Data excerpt —
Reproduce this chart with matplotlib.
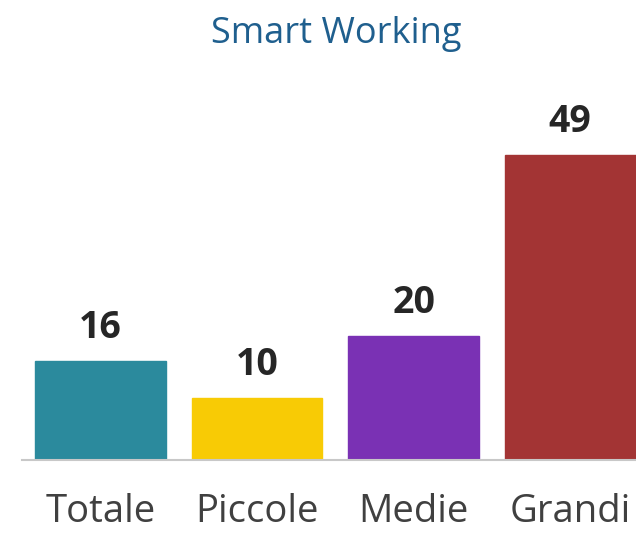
import matplotlib.pyplot as plt

# data
categories = ["Totale", "Piccole", "Medie", "Grandi"]
values = [16, 10, 20, 49]
colors = ["#2B8A9D", "#F8CB05", "#7A31B4", "#A33434"]

W, H = 636, 533
fig = plt.figure(figsize=(W / 100, H / 100), dpi=100)
plt.rcParams['font.family'] = ['Open Sans', 'DejaVu Sans']

# axes placed in pixel terms: baseline at y=460, left edge of axis line at x=22
ax = fig.add_axes([22 / W, 73 / H, (W - 22) / W, 360 / H])

x = list(range(len(categories)))
bars = ax.bar(x, values, width=0.835, color=colors, edgecolor=colors, linewidth=1)

for b, v in zip(bars, values):
    ax.annotate(str(v), (b.get_x() + b.get_width() / 2, v), xytext=(0, 10),
                textcoords="offset points", ha="center", va="bottom",
                fontsize=27, fontweight="bold", color="#262626")

ax.set_xlim(-0.5, 3.42)
ax.set_ylim(0, 57.9)
ax.set_xticks(x)
ax.set_xticklabels(categories, fontsize=27.5, color="#404040")
ax.tick_params(axis="x", length=0, pad=24)
ax.set_yticks([])
for s in ["top", "left", "right"]:
    ax.spines[s].set_visible(False)
ax.spines["bottom"].set_color("#C8C8C8")
ax.spines["bottom"].set_linewidth(1.5)

fig.text(0.528, 1 - 34 / H, "Smart Working", ha="center", va="center",
         fontsize=26, color="#1F5F8E")

fig.savefig("out.png", dpi=100)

Direction — Restate the full listing verbatim and drop every picture.

Task answer —
Reproduce this chart with matplotlib.
import matplotlib.pyplot as plt

# data
categories = ["Totale", "Piccole", "Medie", "Grandi"]
values = [16, 10, 20, 49]
colors = ["#2B8A9D", "#F8CB05", "#7A31B4", "#A33434"]

W, H = 636, 533
fig = plt.figure(figsize=(W / 100, H / 100), dpi=100)
plt.rcParams['font.family'] = ['Open Sans', 'DejaVu Sans']

# axes placed in pixel terms: baseline at y=460, left edge of axis line at x=22
ax = fig.add_axes([22 / W, 73 / H, (W - 22) / W, 360 / H])

x = list(range(len(categories)))
bars = ax.bar(x, values, width=0.835, color=colors, edgecolor=colors, linewidth=1)

for b, v in zip(bars, values):
    ax.annotate(str(v), (b.get_x() + b.get_width() / 2, v), xytext=(0, 10),
                textcoords="offset points", ha="center", va="bottom",
                fontsize=27, fontweight="bold", color="#262626")

ax.set_xlim(-0.5, 3.42)
ax.set_ylim(0, 57.9)
ax.set_xticks(x)
ax.set_xticklabels(categories, fontsize=27.5, color="#404040")
ax.tick_params(axis="x", length=0, pad=24)
ax.set_yticks([])
for s in ["top", "left", "right"]:
    ax.spines[s].set_visible(False)
ax.spines["bottom"].set_color("#C8C8C8")
ax.spines["bottom"].set_linewidth(1.5)

fig.text(0.528, 1 - 34 / H, "Smart Working", ha="center", va="center",
         fontsize=26, color="#1F5F8E")

fig.savefig("out.png", dpi=100)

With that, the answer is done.